Anthropic has announced Claude 3.7 Sonnet, their most advanced AI model to date and the first hybrid reasoning model on the market. This new model can provide both quick responses and extended, step-by-step thinking visible to the user. API users have fine-grained control over the model’s thinking time.

In Short

Claude 3.7 Sonnet is Anthropic’s most advanced AI model, offering both quick responses and extended thinking capabilities.
The model shows significant improvements in coding and web development tasks.
Claude Code, a new agentic coding tool, is being introduced as a limited research preview.
The new model is available across various platforms and pricing tiers, with extended thinking mode available on most surfaces.
Claude 3.7 Sonnet represents a unified approach to AI reasoning, integrating quick and deep thinking within a single model.

Performance and Benchmarks

On the SWE-bench Verified benchmark, Claude 3.7 Sonnet achieved 62.3% accuracy, surpassing DeepSeek R1 (49.2%) and OpenAI’s o1 (48.9%).

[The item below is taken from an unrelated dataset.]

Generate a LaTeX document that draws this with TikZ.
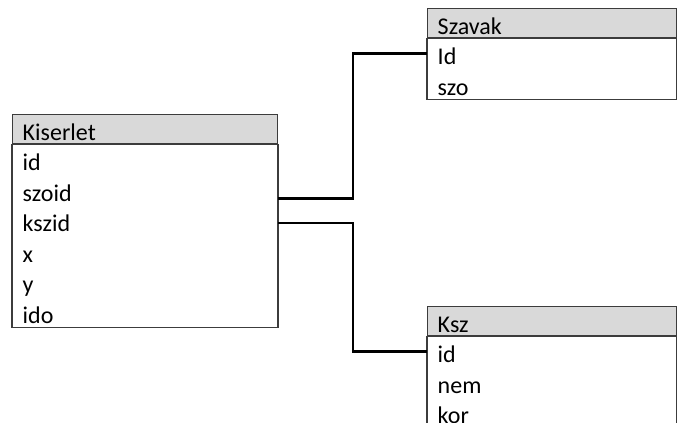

In the TAU-bench benchmark, it scored 81.2%, outperforming OpenAI’s o1 (73.5%).

Claude 3.7 Sonnet shows significant improvements in coding and front-end web development. Alongside the model, Anthropic is introducing Claude Code, a command-line tool for agentic coding available as a limited research preview. This tool allows developers to delegate substantial engineering tasks to Claude directly from their terminal.

Technical Details

Built on a hybrid reasoning architecture, Claude 3.7 Sonnet combines standard language model functionality with advanced reasoning, supporting a 200,000-token context window.

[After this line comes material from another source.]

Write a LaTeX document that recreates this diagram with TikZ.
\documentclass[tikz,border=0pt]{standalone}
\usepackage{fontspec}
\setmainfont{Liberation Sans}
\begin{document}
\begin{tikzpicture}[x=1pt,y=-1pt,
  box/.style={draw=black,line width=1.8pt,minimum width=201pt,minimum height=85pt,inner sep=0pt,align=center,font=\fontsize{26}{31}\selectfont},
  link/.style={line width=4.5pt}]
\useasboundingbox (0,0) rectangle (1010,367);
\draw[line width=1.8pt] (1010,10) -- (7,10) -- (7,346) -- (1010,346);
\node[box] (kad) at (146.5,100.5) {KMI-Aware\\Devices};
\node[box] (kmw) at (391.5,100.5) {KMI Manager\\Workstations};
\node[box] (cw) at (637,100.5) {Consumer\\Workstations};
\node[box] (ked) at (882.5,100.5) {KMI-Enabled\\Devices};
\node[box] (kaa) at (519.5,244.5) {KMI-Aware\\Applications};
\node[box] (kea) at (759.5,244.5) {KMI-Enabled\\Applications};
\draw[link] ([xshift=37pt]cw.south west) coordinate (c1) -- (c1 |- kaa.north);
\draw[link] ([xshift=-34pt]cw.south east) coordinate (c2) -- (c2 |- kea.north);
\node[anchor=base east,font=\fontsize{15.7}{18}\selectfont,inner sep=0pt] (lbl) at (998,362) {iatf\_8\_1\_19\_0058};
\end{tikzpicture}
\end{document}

Capabilities and Limitations

Strengths – Claude 3.7 Sonnet excels in coding, content generation, and complex problem-solving, making it a versatile tool for developers and businesses.

Limitations – However, it may produce less personal responses in extended thinking mode and can be costlier for heavy use.

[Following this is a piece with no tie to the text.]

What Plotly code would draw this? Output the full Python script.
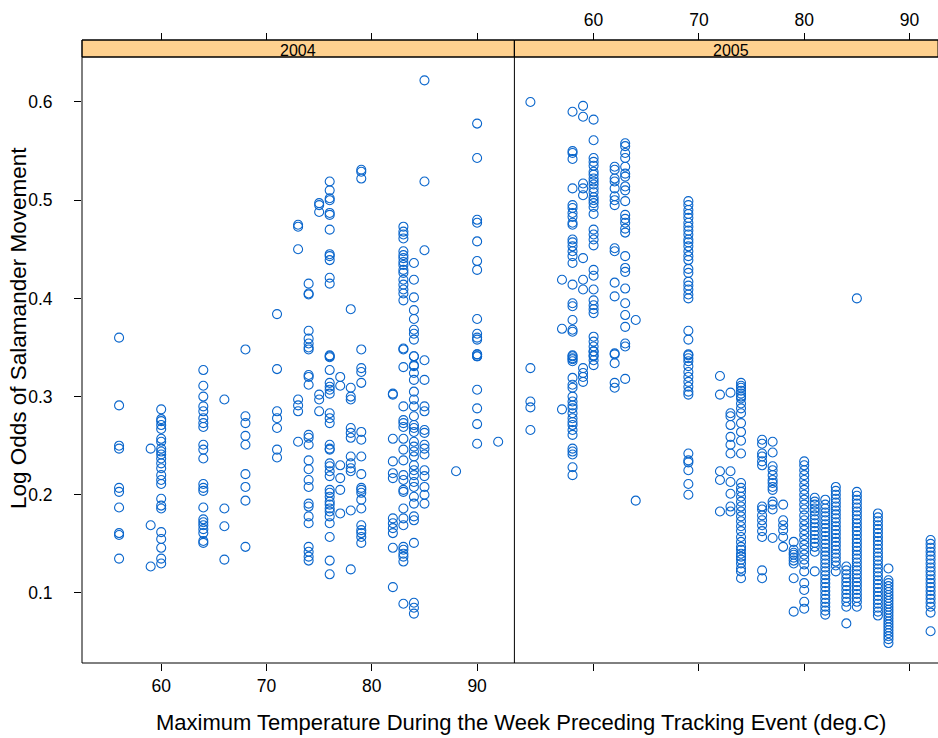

Impact on the AI Landscape

As the first hybrid reasoning model, Claude 3.7 Sonnet sets a new standard for AI, potentially influencing the development of more integrated systems and democratizing advanced AI access.

Plans and pricing

The new model is available on all Claude plans (Free, Pro, Team, and Enterprise) as well as through the Anthropic API, Amazon Bedrock, and Google Cloud’s Vertex AI. Extended thinking mode is available on all surfaces except the free Claude tier. Pricing remains the same as previous versions.

Claude 3.7 Sonnet represents a unified approach to AI reasoning, integrating quick responses and deep reflection capabilities within a single model. In standard mode, it functions as an upgraded version of Claude 3.5 Sonnet, while in extended thinking mode, it employs self-reflection to improve performance on various tasks.

Accuracy

The model has shown leadership in coding capabilities across various evaluations. Companies like Cursor, Cognition, Vercel, Replit, and Canva have noted Claude’s exceptional performance in real-world coding tasks, handling complex codebases, and producing production-ready code.

Anthropic has also improved the coding experience on Claude.ai by making the GitHub integration available on all Claude plans. This allows developers to connect their code repositories directly to Claude for various coding tasks.

The company emphasizes its commitment to responsible AI development, detailing extensive testing and evaluation processes in the system card for this release. They’ve also made improvements in distinguishing between harmful and benign requests, reducing unnecessary refusals.

Conclusion

Claude 3.7 Sonnet marks a leap in AI with its speed, intelligence, and human-like reasoning. As Anthropic innovates, it could shape AI’s future across industries.